Hi ,
Im using proc export with DBMS = csv and replace option and the email getting generated to outbound location.
But what i observed the the columns which has character values in SAS dataset ( for example : Classfication : 1,2,3 ( in char) ; Flag = 4,7,1 ( in char) ) those are changing as numeric when i open csv file on email.its automatically changing char to numeric as right alignment .
Could you please help in proc export how do we fix this , kindly help on this case.
Thanks
Venkat
I think the problem is with whatever application you use to read the .csv-file. PROC EXPORT very nicely puts quotes around values like that, so it should be read as a single character value.
One workaround may be to change the delimiter to ';', if your application can understand that as a delimiter. Otherwise, use some other application to view the file.
Let me guess: you are using Excel to display the csv-file, right? Try using a text-editor, that has not the fancy habits Excel has.
I ran this code
data have;
input var1 $ var2 $ var3;
datalines;
A 1,2,3 5
;
proc export
data=have
file="/folders/myfolders/have.csv"
dbms=csv
replace
;
run;
and got this in the file:
var1,var2,var3 A,"1,2,3",5
which is as it should be.
Opening the file with LibreOffice also resulted in a left-aligned string.
@baskisb wrote:
Hi ,
Im using proc export with DBMS = csv and replace option and the email getting generated to outbound location.

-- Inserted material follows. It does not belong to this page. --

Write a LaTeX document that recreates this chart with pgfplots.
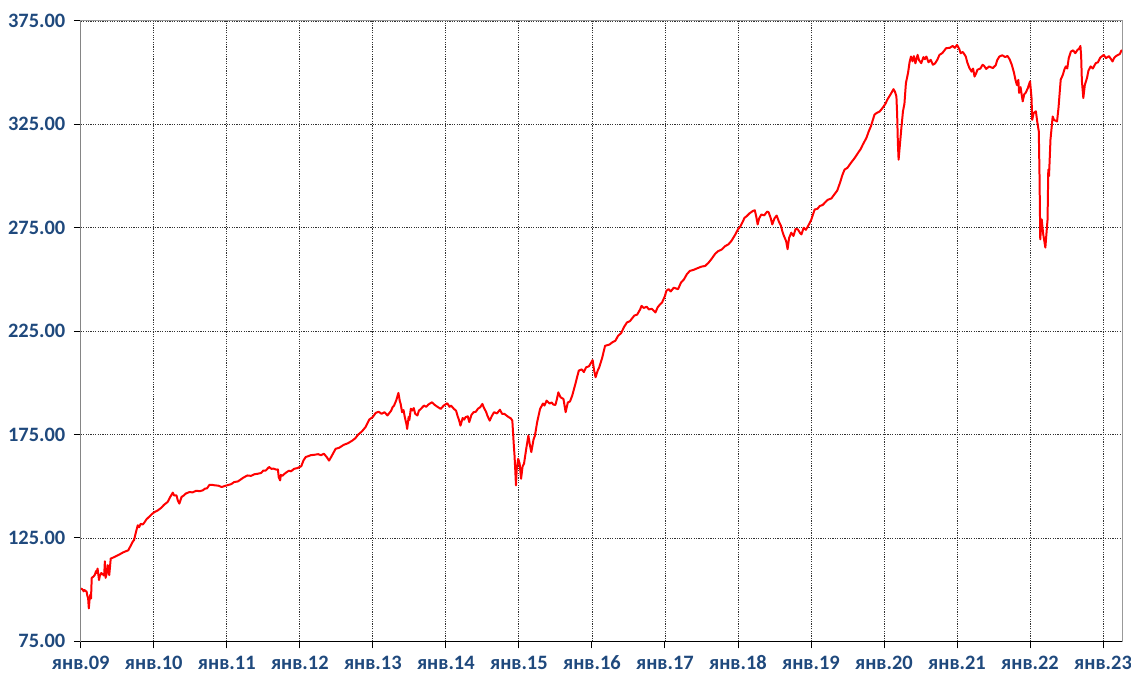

But what i observed the the columns which has character values in SAS dataset ( for example : Classfication : 1,2,3 ( in char) ; Flag = 4,7,1 ( in char) ) those are changing as numeric when i open csv file on email.its automatically changing char to numeric as right alignment .
Could you please help in proc export how do we fix this , kindly help on this case.
Thanks
Venkat
A CSV file is jut plain text. It has no metadata about the type of data in contains (other than the optional header row).
What program are you using to view the CSV file? If it is Excel you need to do a little work to tell it what data type to use for each column.